Cette recension d’ouvrage est issue de Politique étrangère (4/2012). Frédéric Charillon propose une analyse de l’ouvrage de Denis Bauchard, Le Nouveau Monde arabe : enjeux et instabilités (Bruxelles, André Versaille éditeur, 2012, 250 pages).

Un an et demi après le début des processus qui allaient aboutir aux turbulences que nous connaissons dans le monde arabe, Denis Bauchard nous offre une synthèse de grande actualité. En dix chapitres, l’ouvrage revient avec une grande clarté, une grande pédagogie (tableaux et graphiques à l’appui) sur la diversité des situations arabes et des « révolutions ». Il est sans nul doute à conseiller comme manuel d’introduction à la région, tant le propos est structuré et le tableau dressé utile et à jour.
En replaçant les soulèvements dans une évolution historique, l’auteur les démystifie. Sans tomber dans la facilité qui consisterait à prétendre a posteriori qu’ils étaient prévisibles, il revient avec justesse sur les nombreux signaux des frustrations à l’œuvre, des dysfonctionnements, des rancœurs, et donc des explosions potentielles. Il rappelle ainsi les rapports publiés dans les années 2000, depuis le fameux rapport du Programme des Nations unies pour le développement (PNUD) sur le développement humain dans le monde arabe jusqu’aux travaux de l’Economist Intelligence Unit. Le bilan souligne la carence des États arabes, mais aussi l’aveuglement de l’Occident, en particulier de l’administration néoconservatrice américaine. En revenant sur trois foyers de crise persistants – l’Irak, la question palestinienne, la situation libanaise (on aurait pu en ajouter d’autres) –, D. Bauchard nous rappelle à quel point l’embrasement peut encore s’accélérer.

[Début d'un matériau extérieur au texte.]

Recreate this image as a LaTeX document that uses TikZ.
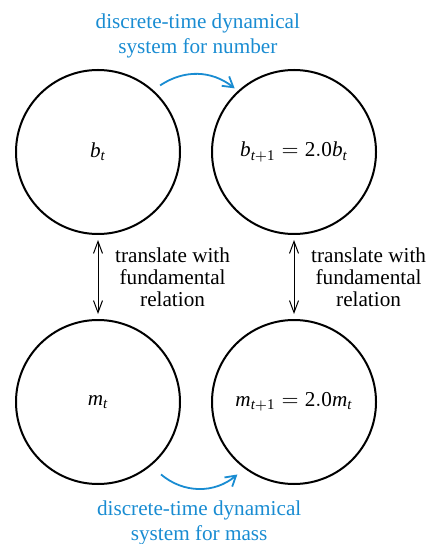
\documentclass[tikz,border=0pt]{standalone}
\usepackage{fontspec}
\setmainfont{Liberation Serif}
\usepackage{xcolor}
\usepackage{tikz}
\usetikzlibrary{positioning,calc,arrows.meta}

\definecolor{dynblue}{RGB}{25,140,210}
\newcommand{\vr}[1]{\mathit{#1}}

\begin{document}
\begin{tikzpicture}[
  node distance=43pt and 16pt,
  state/.style={draw, circle, line width=1pt, minimum size=82pt, inner sep=0pt, outer sep=0pt, font=\fontsize{10.6}{12.5}\selectfont},
  relation/.style={{Straight Barb[length=6pt,width=4.5pt]}-{Straight Barb[length=6pt,width=4.5pt]}, line width=0.5pt, shorten >=3pt, shorten <=3pt},
  dynarrow/.style={-{Straight Barb[length=5pt,width=6pt]}, dynblue, line width=0.9pt},
  rellabel/.style={align=center, font=\fontsize{10.6}{11}\selectfont},
  dynlabel/.style={align=center, text=dynblue, font=\fontsize{10.6}{12.5}\selectfont}
]
\useasboundingbox (0,0) rectangle (214.5pt,-272pt);

\node[state] (bt) at (49pt,-76pt) {$\vr{b}_{\vr{t}}$};
\node[state, right=of bt] (bt1) {$\vr{b}_{\vr{t}+\mathrm{1}} = \mathrm{2.0}\vr{b}_{\vr{t}}$};
\node[state, below=of bt] (mt) {$\vr{m}_{\vr{t}}$};
\node[state, right=of mt] (mt1) {$\vr{m}_{\vr{t}+\mathrm{1}} = \mathrm{2.0}\vr{m}_{\vr{t}}$};

% translations between number and mass
\draw[relation] (bt) -- (mt) node[midway, right=5pt, rellabel] {translate with\\fundamental\\relation};
\draw[relation] (bt1) -- (mt1) node[midway, right=5pt, rellabel] {translate with\\fundamental\\relation};

% dynamical systems
\draw[dynarrow] ($(bt.47)+(47:4.5pt)$) to[bend left=36] node[midway, above=4pt, dynlabel] {discrete-time dynamical\\system for number} ($(bt1.133)+(133:2.5pt)$);
\draw[dynarrow] ($(mt.-49)+(-49:7pt)$) to[bend right=40] node[midway, below=2pt, dynlabel] {discrete-time dynamical\\system for mass} ($(mt1.-128)+(-128:5pt)$);
\end{tikzpicture}
\end{document}
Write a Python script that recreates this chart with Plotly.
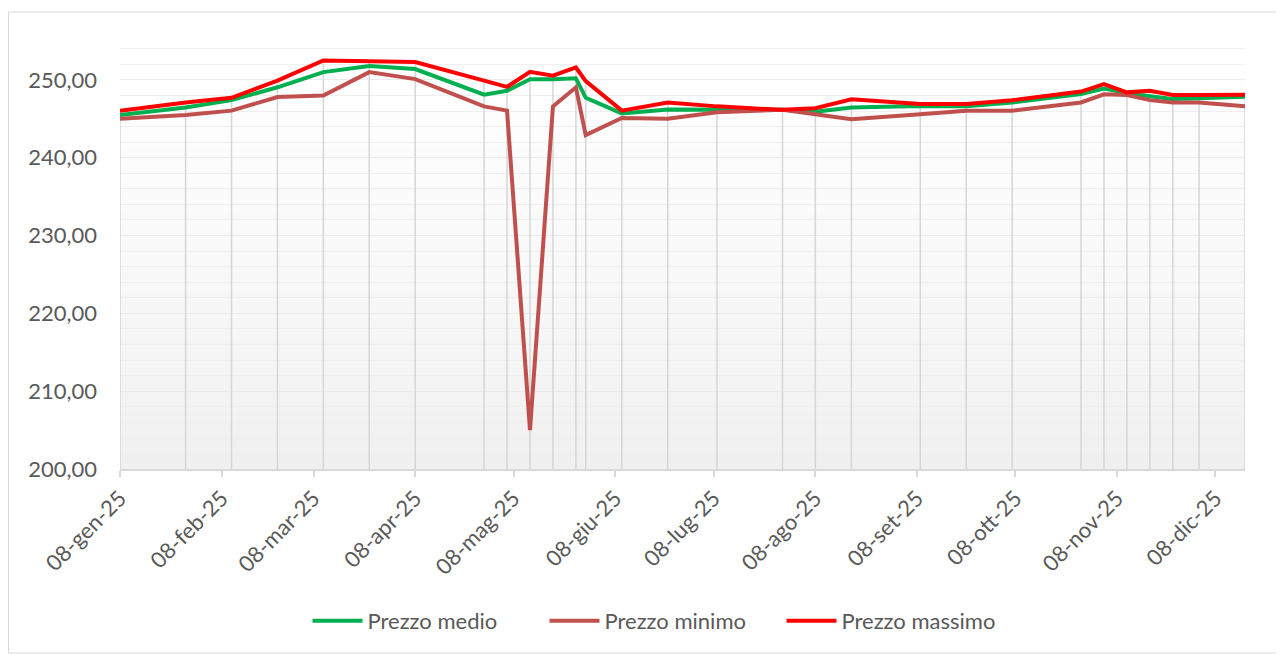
import plotly.graph_objects as go

dates = ["2025-01-08", "2025-01-28", "2025-02-11", "2025-02-25", "2025-03-11", "2025-03-25",
         "2025-04-08", "2025-04-29", "2025-05-06", "2025-05-13", "2025-05-20", "2025-05-27",
         "2025-05-30", "2025-06-10", "2025-06-24", "2025-07-09", "2025-07-29", "2025-08-08",
         "2025-08-19", "2025-09-09", "2025-09-23", "2025-10-07", "2025-10-28", "2025-11-04",
         "2025-11-11", "2025-11-18", "2025-11-25", "2025-12-03", "2025-12-17"]

prezzo_medio = [245.5, 246.45, 247.4, 249.05, 251.0, 251.8, 251.4, 248.1, 248.6, 250.1,
                250.1, 250.2, 247.7, 245.7, 246.2, 246.15, 246.15, 245.9, 246.45, 246.65,
                246.6, 247.1, 248.2, 248.9, 248.3, 247.9, 247.55, 247.65, 247.85]
prezzo_minimo = [245.0, 245.5, 246.05, 247.8, 248.0, 251.0, 250.1, 246.6, 246.05, 205.0,
                 246.6, 249.05, 242.9, 245.1, 245.0, 245.85, 246.15, 245.6, 244.95, 245.6,
                 246.05, 246.05, 247.1, 248.15, 248.05, 247.4, 247.1, 247.1, 246.6]
prezzo_massimo = [246.05, 247.1, 247.7, 249.9, 252.5, 252.4, 252.3, 249.9, 249.1, 251.05,
                  250.55, 251.6, 249.85, 246.05, 247.1, 246.6, 246.15, 246.35, 247.5, 246.9,
                  246.9, 247.4, 248.5, 249.45, 248.4, 248.6, 248.05, 248.05, 248.1]

tick_dates = ["2025-01-08", "2025-02-08", "2025-03-08", "2025-04-08", "2025-05-08", "2025-06-08",
              "2025-07-08", "2025-08-08", "2025-09-08", "2025-10-08", "2025-11-08", "2025-12-08"]
tick_labels = ["08-gen-25", "08-feb-25", "08-mar-25", "08-apr-25", "08-mag-25", "08-giu-25",
               "08-lug-25", "08-ago-25", "08-set-25", "08-ott-25", "08-nov-25", "08-dic-25"]

Y_MIN, Y_MAX = 200, 255
FONT = "Lato"
TXT = "#595959"
FS = 22

fig = go.Figure()

# drop lines (from highest series value down to the axis)
dx, dy = [], []
for d, a, b, c in zip(dates, prezzo_medio, prezzo_minimo, prezzo_massimo):
    dx += [d, d, None]
    dy += [max(a, b, c), Y_MIN, None]
fig.add_trace(go.Scatter(x=dx, y=dy, mode="lines", line=dict(color="#d6d6d6", width=1.5),
                         hoverinfo="skip", showlegend=False))

fig.add_trace(go.Scatter(x=dates, y=prezzo_medio, mode="lines", name="Prezzo medio",
                         line=dict(color="#00B050", width=4)))
fig.add_trace(go.Scatter(x=dates, y=prezzo_minimo, mode="lines", name="Prezzo minimo",
                         line=dict(color="#C0504D", width=4)))
fig.add_trace(go.Scatter(x=dates, y=prezzo_massimo, mode="lines", name="Prezzo massimo",
                         line=dict(color="#FF0000", width=4)))

# page body has an 8px margin: figure sits at (8, 8) in the window
W, H = 1276, 647
L, T = 112, 33
pw, ph = 1125, 428
R = W - L - pw
B = H - T - ph

# gradient background for plot area
shapes = []
n = 60
for i in range(n):
    t0 = i / n
    t1 = (i + 1) / n
    tm = (t0 + t1) / 2  # 0 bottom, 1 top
    g = 1 - tm
    v = int(round(255 - 15 * (g ** 1.3)))
    shapes.append(dict(type="rect", xref="paper", yref="paper", x0=0, x1=1, y0=t0, y1=t1 + 0.002,
                       fillcolor=f"rgb({v},{v},{v})", line=dict(width=0), layer="below"))

# outer chart border (window coords 8..1282 x 12..653)
shapes.append(dict(type="rect", xref="paper", yref="paper",
                   x0=(0.5 - L) / pw, x1=(1274 - L) / pw,
                   y0=-(645 - (H - B)) / ph, y1=(H - B - 4) / ph,
                   line=dict(color="#d9d9d9", width=1), fillcolor="rgba(0,0,0,0)", layer="below"))

fig.update_layout(
    width=W, height=H,
    margin=dict(l=L, r=R, t=T, b=B),
    paper_bgcolor="white", plot_bgcolor="white",
    separators=",.",
    font=dict(family=FONT, color=TXT, size=FS),
    shapes=shapes,
    showlegend=True,
    legend=dict(orientation="h", x=(663 - 8 - L) / pw, xanchor="center",
                y=-(613 - (H - B)) / ph, yanchor="middle",
                font=dict(family=FONT, size=FS, color=TXT),
                itemwidth=50, entrywidth=172, entrywidthmode="pixels",
                tracegroupgap=0, bgcolor="rgba(0,0,0,0)"),
    xaxis=dict(type="date", range=[dates[0], dates[-1]],
               tickvals=tick_dates, ticktext=tick_labels, tickangle=-45,
               ticks="outside", ticklen=6, tickcolor="#d9d9d9", tickwidth=1.5,
               showline=True, linecolor="#d9d9d9", linewidth=1.5,
               showgrid=False, zeroline=False,
               tickfont=dict(family=FONT, size=FS, color=TXT)),
    yaxis=dict(range=[Y_MIN, Y_MAX], tick0=200, dtick=10, tickformat=".2f",
               showgrid=True, gridcolor="#ebebeb", gridwidth=1,
               minor=dict(dtick=2, tick0=200, showgrid=True, gridcolor="#efefef", gridwidth=1),
               showline=False, zeroline=False, ticks="",
               ticklabelstandoff=22,
               tickfont=dict(family=FONT, size=FS, color=TXT)),
)

fig.write_html("out.html")
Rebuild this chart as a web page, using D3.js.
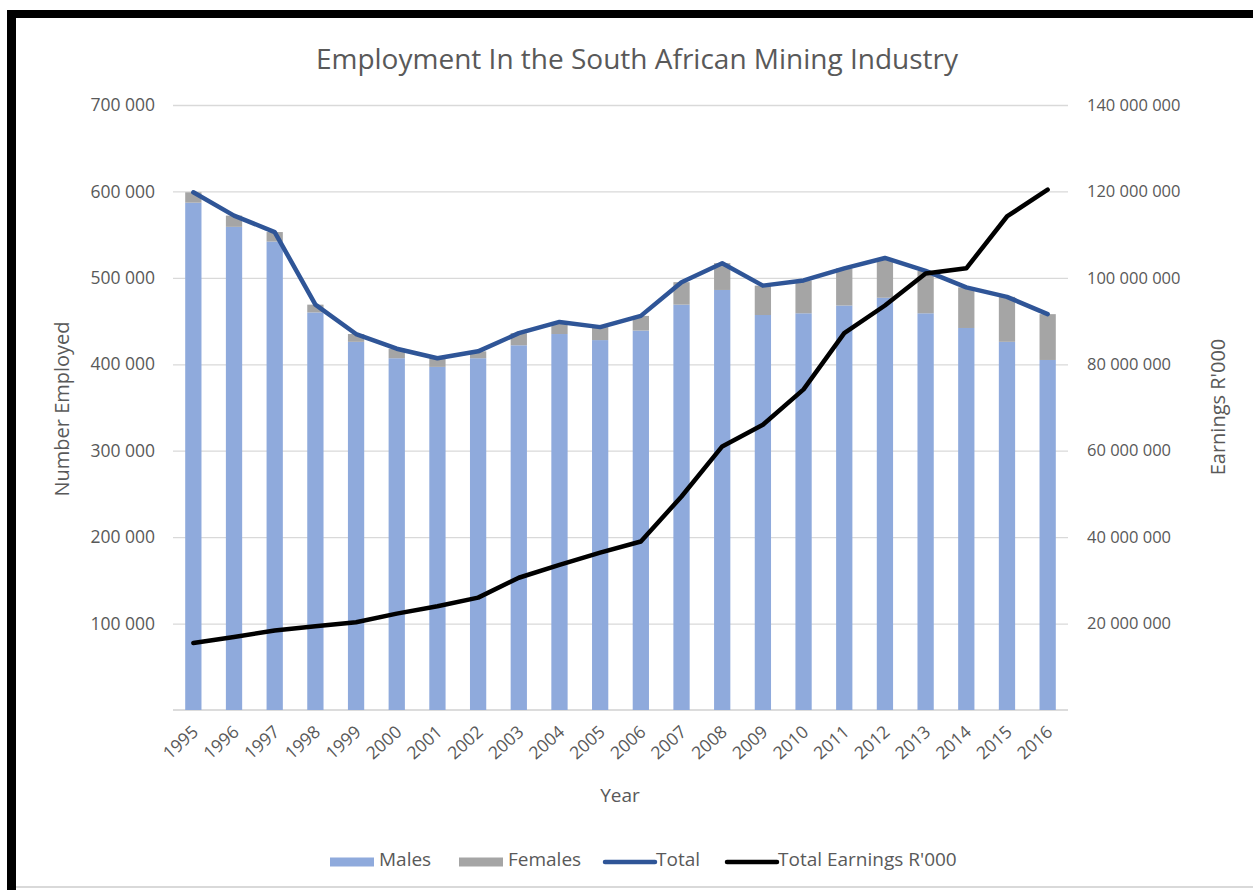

La dernière partie de l’ouvrage est plus géopolitique, qui s’attache à l’interaction entre ce monde arabe et son environnement stratégique. On appréciera le chapitre consacré à la politique des États-Unis, qui montre une diplomatie cohérente et efficace pour ses intérêts propres de 1945 à 2000, avant qu’elle ne sombre dans l’aventurisme au lendemain du 11 septembre 2001. L’analyse n’est tendre ni pour l’administration Bush junior, au bilan jugé « calamiteux », ni pour l’administration Obama, aboutissant à une profonde déception et tout aussi alignée sur Israël que ses prédécesseurs. La politique française est aussi passée au crible, même si les épisodes tunisien et libyen sont rapidement traités. C’est bien à l’éclosion d’une nouvelle donne qu’on assiste : des relations interarabes difficiles car privées de leader naturel (sauf peut-être l’Arabie Saoudite, mais sans doute pas le Qatar, trop peu doté en ressources diplomatiques en dépit de son activisme) ; et autour, un État hébreu en cours de « bunkerisation » face aux nouvelles dynamiques, un Iran qui a su tirer partie des guerres américaines mais que la situation syrienne indispose, une Turquie qui a vu sa politique du « zéro problème » de voisinage pour le moins mise à mal. Au final, les bouleversements récents relativisent le rôle structurant des acteurs traditionnels – États-Unis et Union européenne (UE) –, pour amorcer une probable montée en puissance de la Chine et autres BRIC (Brésil, Russie, Inde, Chine).
Un point clair en langue française sur ces processus encore inachevés s’imposait. Cet ouvrage y contribue grandement.